Clinton provided the assurances about benchmarks at the urging of some lawmakers, but said she would prefer they remain an executive decision rather than legislative so that the administration would not be paralyzed. Some of the benchmarks would be classified, but the administration would share them with Congress.
"You know, on a simple measure, is the Pakistani military still amassing hundreds of thousands of troops on the Indian border, or have they begun to move those toward these insurgent areas?" Clinton explained at a Congressional hearing, citing the example of one such benchmark. "What kind of kinetic action are they taking? How much? Is there increasing up-tempo or not? Is it sporadic, so they start in and then they move back?"
"I agree with you completely that we need the internal benchmarks," she told an anxious lawmaker, adding the approach would be across the government. "The intelligence community will have certain measurements; the Defense Department will; we (the State Department) will look as well."
The Pakistani government — and some of its supporters like Senator John Kerry — has opposed legislative benchmarks, especially those which condition US aid to Pakistan ending its sponsorship of terrorism against India, saying they are humiliating. But lawmakers on the House side are against giving Pakistan a free ride given what they say is its history of double-dealing.
"I've been around this place 40 years. My experience with Pakistan during all that time is that it has always been Pakistan, which means it's a country of dealmakers, but they don't keep the deals," said Congressman David Obey. "I have absolutely no confidence in the ability of the existing Pakistani government to do one blessed thing."
Other members also complained about Pakistan's double-dealing – paying lip service to fighting terrorism while cutting deals with extremists. "How do we succeed in Pakistan if the Pakistanis themselves are either unwilling or incapable of making the tough choices and taking the tough action needed to confront the insurgency?" asked one Congressman.
Following up on President Obama's assurance that there will be no blank checks for Pakistan, Secretary Clinton also re-iterated what has become a virtual mantra in Washington in recent weeks: Repeated advice to Pakistan that it is not India, but Islamabad's own home-grown terrorism that posed an existential threat to it.
In an indication that US aid to Pakistan will be contingent on its India policy, even if it is not incorporated into legislation, Clinton said US officials have been "spending countless hours in really painful, specific conversations," to convince Pakistan of the changed situation. Pakistan was slow to understand this, she suggested.
"Changing paradigms and mindsets is not easy," Clinton told anxious lawmakers, adding, "I want to underscore the feeling we get, which is that if you have been locked in a mortal contest with someone you think is your principal — in fact, only — real enemy, and all of a sudden circumstances change, it just takes some time."
Similar policy prescriptions and sentiments (It's not India, it's home-grown extremists) were expressed at a Harvard lecture earlier this week by General David Petraeus, chief of the US Central Command with oversight of Pakistan and the middle-east, indicating that US interlocutors are all reading from the same page.

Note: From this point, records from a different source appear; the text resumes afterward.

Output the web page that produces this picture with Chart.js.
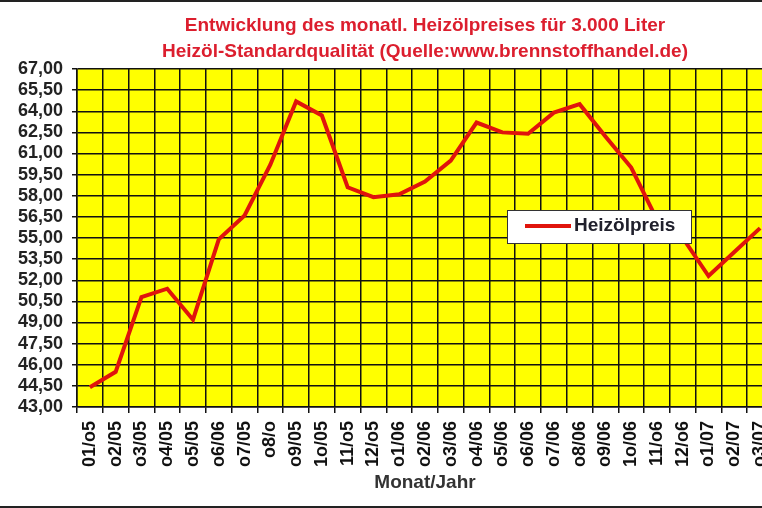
<!DOCTYPE html>
<html>
<head>
<meta charset="utf-8">
<script src="https://cdn.jsdelivr.net/npm/chart.js@4.4.1/dist/chart.umd.min.js"></script>
<style>
  body { margin: 0; background: #fff; }
  #wrap { position: relative; width: 762px; height: 508px; overflow: hidden; background: #fff; }
  #myChart { position: absolute; left: 0; top: 0; }
  .frame { position: absolute; left: 0; width: 762px; height: 2px; background: #222; }
</style>
</head>
<body>
<div id="wrap">
  <canvas id="myChart" width="790" height="508"></canvas>
  <div class="frame" style="top:0"></div>
  <div class="frame" style="top:506px"></div>
</div>
<script>
// monthly values (Euro per 100 l, 3.000 l order)
const months = ['01/o5', 'o2/05', 'o3/05', 'o4/05', 'o5/05', 'o6/06', 'o7/05', 'o8/o', 'o9/05', '1o/05', '11/o5', '12/o5',
  'o1/06', 'o2/06', 'o3/06', 'o4/06', 'o5/06', 'o6/06', 'o7/06', 'o8/06', 'o9/06', '1o/06', '11/o6', '12/o6',
  'o1/07', 'o2/07', 'o3/07'];
const prices = [44.4, 45.5, 50.8, 51.4, 49.2, 54.9, 56.6, 60.2, 64.7, 63.7, 58.6, 57.9,
  58.1, 59.0, 60.5, 63.2, 62.5, 62.4, 63.9, 64.5, 62.2, 60.0, 56.3, 55.0,
  52.3, 54.0, 55.7];
const titleLines = ['Entwicklung des monatl. Heizölpreises für 3.000 Liter', 'Heizöl-Standardqualität (Quelle:www.brennstoffhandel.de)'];
const seriesName = 'Heizölpreis';
const yMin = 43, yMax = 67, yStep = 1.5;

const FONT = 'Arial, "Liberation Sans", sans-serif';

// yellow plot area
const plotBg = {
  id: 'plotBg',
  beforeDraw(chart) {
    const a = chart.chartArea, ctx = chart.ctx;
    ctx.save();
    ctx.fillStyle = '#ffff00';
    ctx.fillRect(a.left, a.top, a.right - a.left, a.bottom - a.top);
    ctx.restore();
  }
};

// legend box sitting inside the plot like in the excel chart
const boxLegend = {
  id: 'boxLegend',
  afterDatasetsDraw(chart) {
    const a = chart.chartArea, ctx = chart.ctx;
    const ds = chart.data.datasets[0];
    const x = a.left + 430, y = a.top + 141, w = 184, h = 33;
    ctx.save();
    ctx.fillStyle = '#fff';
    ctx.fillRect(x, y, w, h);
    ctx.strokeStyle = '#333';
    ctx.lineWidth = 1;
    ctx.strokeRect(x + 0.5, y + 0.5, w, h);
    ctx.strokeStyle = ds.borderColor;
    ctx.lineWidth = 4;
    ctx.beginPath();
    ctx.moveTo(x + 18, y + 16);
    ctx.lineTo(x + 64, y + 16);
    ctx.stroke();
    ctx.fillStyle = '#20202c';
    ctx.font = 'bold 19px ' + FONT;
    ctx.textBaseline = 'middle';
    ctx.fillText(ds.label, x + 67, y + 16);
    ctx.restore();
  }
};

const ctx = document.getElementById('myChart').getContext('2d');
const myChart = new Chart(ctx, {
  type: 'line',
  data: {
    labels: months,
    datasets: [{
      label: seriesName,
      data: prices,
      borderColor: '#e0140c',
      borderWidth: 4,
      pointRadius: 0,
      tension: 0
    }]
  },
  options: {
    responsive: false,
    animation: false,
    layout: { padding: { left: 0, right: 14, top: 0, bottom: 0 } },
    plugins: {
      legend: { display: false },
      tooltip: { enabled: false },
      title: {
        display: true,
        fullSize: false,
        text: titleLines,
        color: '#dc1e2e',
        font: { family: FONT, size: 19, weight: 'bold', lineHeight: '26px' },
        padding: { top: 13, bottom: 4 }
      }
    },
    scales: {
      x: {
        offset: true,
        grid: { offset: true, color: '#111', lineWidth: 1.5, tickLength: 6, tickColor: '#111' },
        border: { color: '#111', width: 1.5 },
        ticks: {
          autoSkip: false,
          maxRotation: 90,
          minRotation: 90,
          padding: 8,
          color: '#111',
          font: { family: FONT, size: 18, weight: 'bold' }
        },
        title: {
          display: true,
          text: 'Monat/Jahr',
          color: '#333',
          font: { family: FONT, size: 19, weight: 'bold' },
          padding: { top: 0, bottom: 14 }
        },
        afterFit(scale) { scale.height = 101; }
      },
      y: {
        min: yMin,
        max: yMax,
        grid: { color: '#111', lineWidth: 1.5, tickLength: 5, tickColor: '#111' },
        border: { color: '#111', width: 1.5 },
        ticks: {
          autoSkip: false,
          stepSize: yStep,
          padding: 9,
          color: '#222',
          font: { family: FONT, size: 18, weight: 'bold' },
          callback: (v) => v.toFixed(2).replace('.', ',')
        },
        afterFit(scale) { scale.width = 77; }
      }
    }
  },
  plugins: [plotBg, boxLegend]
});
</script>
</body>
</html>
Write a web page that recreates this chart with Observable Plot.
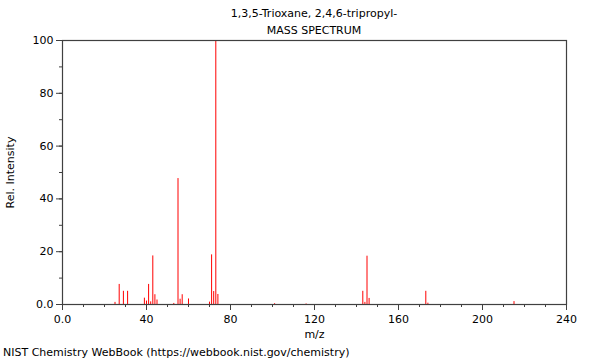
<!DOCTYPE html>
<html>
<head>
<meta charset="utf-8">
<script src="https://cdn.jsdelivr.net/npm/d3@7"></script>
<script src="https://cdn.jsdelivr.net/npm/@observablehq/plot@0.6"></script>
<style>
  body { margin: 0; background: #fff; font-family: "DejaVu Sans", sans-serif; }
  #wrap { position: relative; width: 600px; height: 360px; }
  #title { position: absolute; left: 28px; top: 5px; width: 572px; text-align: center; font-size: 11px; line-height: 17px; color: #000; z-index: 2; }
  #chart { position: absolute; left: 0; top: 30px; z-index: 1; }
  #caption { position: absolute; left: 3px; top: 346px; font-size: 11px; line-height: 14px; color: #000; z-index: 2; }
</style>
</head>
<body>
<div id="wrap">
  <div id="title">1,3,5-Trioxane, 2,4,6-tripropyl-<br>MASS SPECTRUM</div>
  <div id="chart"></div>
  <div id="caption">NIST Chemistry WebBook (https://webbook.nist.gov/chemistry)</div>
</div>
<script>
const mz =        [25, 27, 29, 31, 39, 40, 41, 42, 43, 44, 45, 53, 55, 56, 57, 60, 70, 71, 72, 73, 74, 101, 116, 143, 144, 145, 146, 173, 174, 215];
const intensity = [0.8, 7.6, 5.0, 5.0, 2.4, 1.3, 7.6, 1.0, 18.4, 3.7, 1.7, 0.4, 47.7, 2.0, 3.7, 2.1, 0.9, 18.8, 4.9, 100, 3.8, 0.3, 0.2, 5.0, 0.8, 18.3, 2.3, 5.0, 0.5, 1.1];
const xMajor = [0, 40, 80, 120, 160, 200, 240];
const xMinor = d3.range(0, 241, 10);
const yMajor = [0, 20, 40, 60, 80, 100];
const yMinor = d3.range(0, 101, 10);

const peaks = mz.map((m, i) => ({mz: m, intensity: intensity[i]}));
const fmt = d => d === 0 ? "0.0" : String(d);
const axisColor = "#404040";

const chart = Plot.plot({
  width: 600,
  height: 312,
  marginLeft: 62,
  marginRight: 34,
  marginTop: 10,
  marginBottom: 38,
  style: {fontFamily: "DejaVu Sans, sans-serif", fontSize: "11px", color: "#000", background: "transparent", overflow: "visible"},
  x: {domain: [0, 240]},
  y: {domain: [0, 100]},
  marks: [
    Plot.ruleX(peaks, {x: "mz", y1: 0, y2: "intensity", stroke: "#ff0000", strokeWidth: 1}),
    Plot.axisX(xMinor, {tickSize: 3, text: null, label: null, stroke: axisColor}),
    Plot.axisX(xMajor, {tickSize: 6, tickFormat: fmt, tickPadding: 5, stroke: axisColor, fill: "#000",
      label: "m/z", labelAnchor: "center", labelArrow: "none", labelOffset: 33}),
    Plot.axisY(yMinor, {tickSize: 3, text: null, label: null, stroke: axisColor}),
    Plot.axisY(yMajor, {tickSize: 6, tickFormat: fmt, tickPadding: 3, stroke: axisColor, fill: "#000",
      label: "Rel. Intensity", labelAnchor: "center", labelArrow: "none", labelOffset: 56}),
    Plot.frame({stroke: axisColor, strokeWidth: 1.2})
  ]
});
document.getElementById("chart").appendChild(chart);
</script>
</body>
</html>
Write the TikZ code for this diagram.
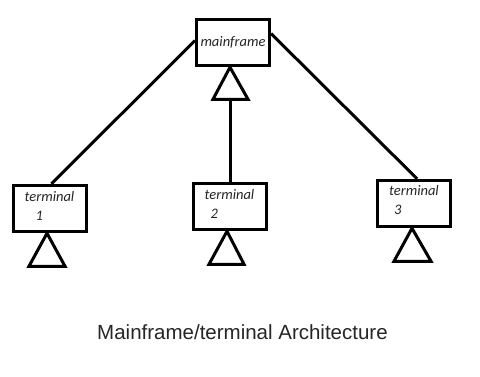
\documentclass[tikz,border=0pt]{standalone}
\usepackage{fontspec}
\setmainfont{Liberation Sans}
\newfontfamily\boxfont{Carlito}
\begin{document}
\begin{tikzpicture}[x=1pt,y=-1pt,
  box/.style={draw=black,line width=3pt,minimum width=73pt,minimum height=46.5pt,inner sep=0pt},
  lbl/.style={inner sep=0pt,align=left,font=\boxfont\itshape\fontsize{14.5pt}{19pt}\selectfont,text=black!85},
  link/.style={line width=3pt,line join=miter},
  tri/.style={line width=3pt,line join=miter}]
\useasboundingbox[fill=white] (0,0) rectangle (480,376);
\node[box] (m) at (233,42.5) {};
\node[box] (t1) at (49.5,208.5) {};
\node[box] (t2) at (229.5,206.5) {};
\node[box] (t3) at (414,203.5) {};
\node[lbl] (ml) at (m.center) {mainframe};
\node[lbl] (t1l) at ([yshift=3pt]t1.center) {terminal\\\hspace{11pt}1};
\node[lbl] (t2l) at ([yshift=3pt]t2.center) {terminal\\\hspace{6pt}2};
\node[lbl] (t3l) at ([yshift=3pt]t3.center) {terminal\\\hspace{5pt}3};
% triangles under boxes
\draw[tri] ([xshift=-3pt]m.south) -- ++(-17,32) coordinate (mbl) -- ++(35,0) -- cycle;
\coordinate (mtb) at ([xshift=-3pt,yshift=-32pt]m.south);
\draw[tri] ([xshift=-2.5pt]t1.south) -- ++(-18,33) -- ++(36,0) -- cycle;
\draw[tri] ([xshift=-2.5pt]t2.south) -- ++(-18,33) -- ++(35,0) -- cycle;
\draw[tri] ([xshift=-2pt]t3.south) -- ++(-18,33) -- ++(37,0) -- cycle;
% connectors
\draw[link] ([xshift=2pt]t1.north) -- ([yshift=2pt]m.west);
\draw[link] (mtb) -- (mtb |- t2.north);
\draw[link] ([yshift=9pt]m.east) -- ([xshift=3pt]t3.north);
\node[font=\fontsize{20.5pt}{24pt}\selectfont,text=black!85] (cap) at (242.5,332) {Mainframe/terminal Architecture};
\end{tikzpicture}
\end{document}
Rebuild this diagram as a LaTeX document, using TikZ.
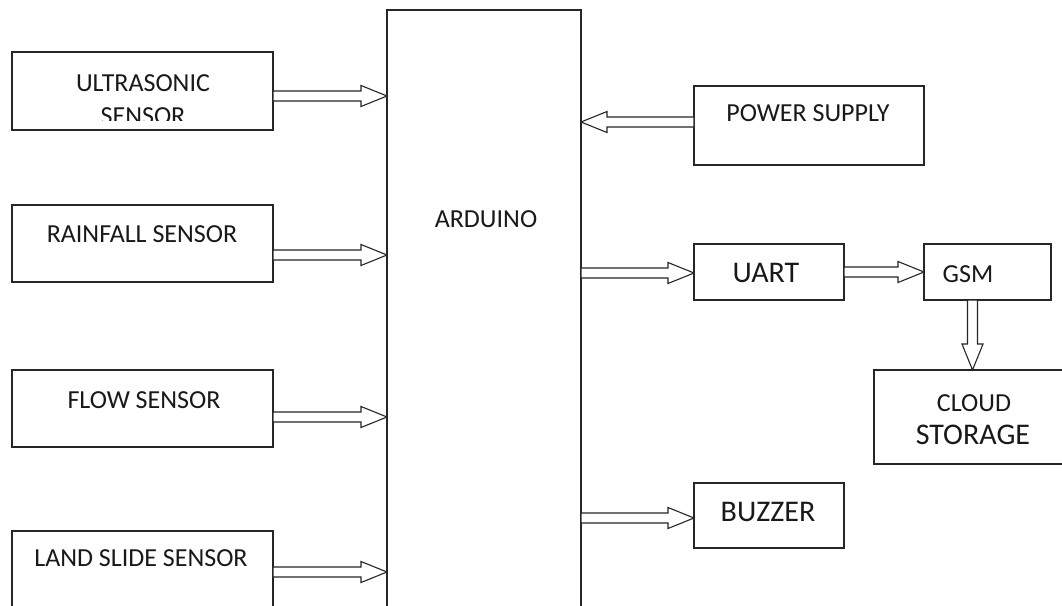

"The existential threat" facing Pakistan "is internal extremists and not India," Petraeus said in the speech at the Kennedy School of Government, adding such an idea was "intellectually dislocating" for the institutions of Pakistan fostered on decades of projecting confrontation against India.
Over at the White House, spokesman Robert Gibbs said the Pakistan crisis was taking a lot of President Obama's time. Defense Secretary Robert Gates too chipped in, asking Islamabad to recognize the danger and take action.
On her part, Clinton told lawmakers there is a growing understanding of the changed circumstances within the Pakistani leadership.
"Now, there are no promises. They have to do it (act against extremists)," she warned.